-- Begin DATA BLOCK --

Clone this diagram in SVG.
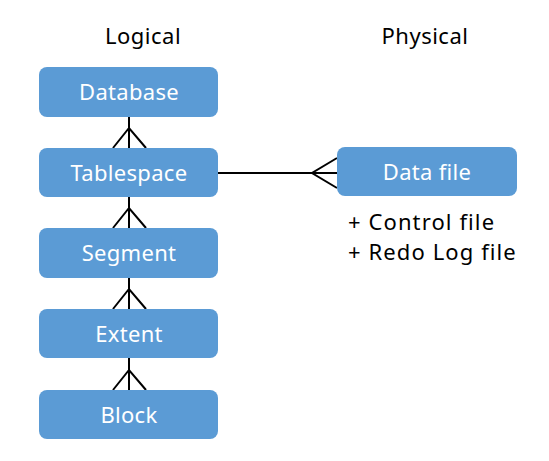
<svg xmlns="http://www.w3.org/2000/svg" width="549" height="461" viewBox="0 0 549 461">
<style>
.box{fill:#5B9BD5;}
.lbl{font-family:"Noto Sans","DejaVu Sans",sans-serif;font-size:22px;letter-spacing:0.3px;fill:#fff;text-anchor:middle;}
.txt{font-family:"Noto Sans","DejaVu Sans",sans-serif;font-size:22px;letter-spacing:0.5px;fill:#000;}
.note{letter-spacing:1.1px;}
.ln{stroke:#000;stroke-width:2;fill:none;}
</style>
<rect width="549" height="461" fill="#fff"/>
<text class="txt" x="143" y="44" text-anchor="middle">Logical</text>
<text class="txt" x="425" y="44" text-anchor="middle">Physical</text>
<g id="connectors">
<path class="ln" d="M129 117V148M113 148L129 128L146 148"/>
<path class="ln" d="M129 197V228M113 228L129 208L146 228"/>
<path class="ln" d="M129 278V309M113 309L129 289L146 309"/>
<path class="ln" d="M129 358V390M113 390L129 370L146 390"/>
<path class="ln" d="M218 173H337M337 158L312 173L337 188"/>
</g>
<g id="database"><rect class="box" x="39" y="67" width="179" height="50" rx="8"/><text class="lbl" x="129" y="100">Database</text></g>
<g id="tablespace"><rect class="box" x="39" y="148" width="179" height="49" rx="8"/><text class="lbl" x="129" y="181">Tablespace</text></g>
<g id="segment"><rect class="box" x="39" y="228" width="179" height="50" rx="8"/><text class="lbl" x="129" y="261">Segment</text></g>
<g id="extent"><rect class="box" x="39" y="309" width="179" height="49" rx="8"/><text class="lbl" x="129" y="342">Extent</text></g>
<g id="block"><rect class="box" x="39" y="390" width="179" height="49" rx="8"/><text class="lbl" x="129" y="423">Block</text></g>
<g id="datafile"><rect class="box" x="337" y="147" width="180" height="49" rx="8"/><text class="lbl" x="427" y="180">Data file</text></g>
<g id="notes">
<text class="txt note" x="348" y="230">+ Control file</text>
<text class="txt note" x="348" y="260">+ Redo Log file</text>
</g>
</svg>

-- End DATA BLOCK --

◆ **WRITTEN EXERCISE**:
Return the listing above in full and without alteration, excluding its pictures.

◆ **EXERCISE RESULT**:
Clone this diagram in SVG.
<svg xmlns="http://www.w3.org/2000/svg" width="549" height="461" viewBox="0 0 549 461">
<style>
.box{fill:#5B9BD5;}
.lbl{font-family:"Noto Sans","DejaVu Sans",sans-serif;font-size:22px;letter-spacing:0.3px;fill:#fff;text-anchor:middle;}
.txt{font-family:"Noto Sans","DejaVu Sans",sans-serif;font-size:22px;letter-spacing:0.5px;fill:#000;}
.note{letter-spacing:1.1px;}
.ln{stroke:#000;stroke-width:2;fill:none;}
</style>
<rect width="549" height="461" fill="#fff"/>
<text class="txt" x="143" y="44" text-anchor="middle">Logical</text>
<text class="txt" x="425" y="44" text-anchor="middle">Physical</text>
<g id="connectors">
<path class="ln" d="M129 117V148M113 148L129 128L146 148"/>
<path class="ln" d="M129 197V228M113 228L129 208L146 228"/>
<path class="ln" d="M129 278V309M113 309L129 289L146 309"/>
<path class="ln" d="M129 358V390M113 390L129 370L146 390"/>
<path class="ln" d="M218 173H337M337 158L312 173L337 188"/>
</g>
<g id="database"><rect class="box" x="39" y="67" width="179" height="50" rx="8"/><text class="lbl" x="129" y="100">Database</text></g>
<g id="tablespace"><rect class="box" x="39" y="148" width="179" height="49" rx="8"/><text class="lbl" x="129" y="181">Tablespace</text></g>
<g id="segment"><rect class="box" x="39" y="228" width="179" height="50" rx="8"/><text class="lbl" x="129" y="261">Segment</text></g>
<g id="extent"><rect class="box" x="39" y="309" width="179" height="49" rx="8"/><text class="lbl" x="129" y="342">Extent</text></g>
<g id="block"><rect class="box" x="39" y="390" width="179" height="49" rx="8"/><text class="lbl" x="129" y="423">Block</text></g>
<g id="datafile"><rect class="box" x="337" y="147" width="180" height="49" rx="8"/><text class="lbl" x="427" y="180">Data file</text></g>
<g id="notes">
<text class="txt note" x="348" y="230">+ Control file</text>
<text class="txt note" x="348" y="260">+ Redo Log file</text>
</g>
</svg>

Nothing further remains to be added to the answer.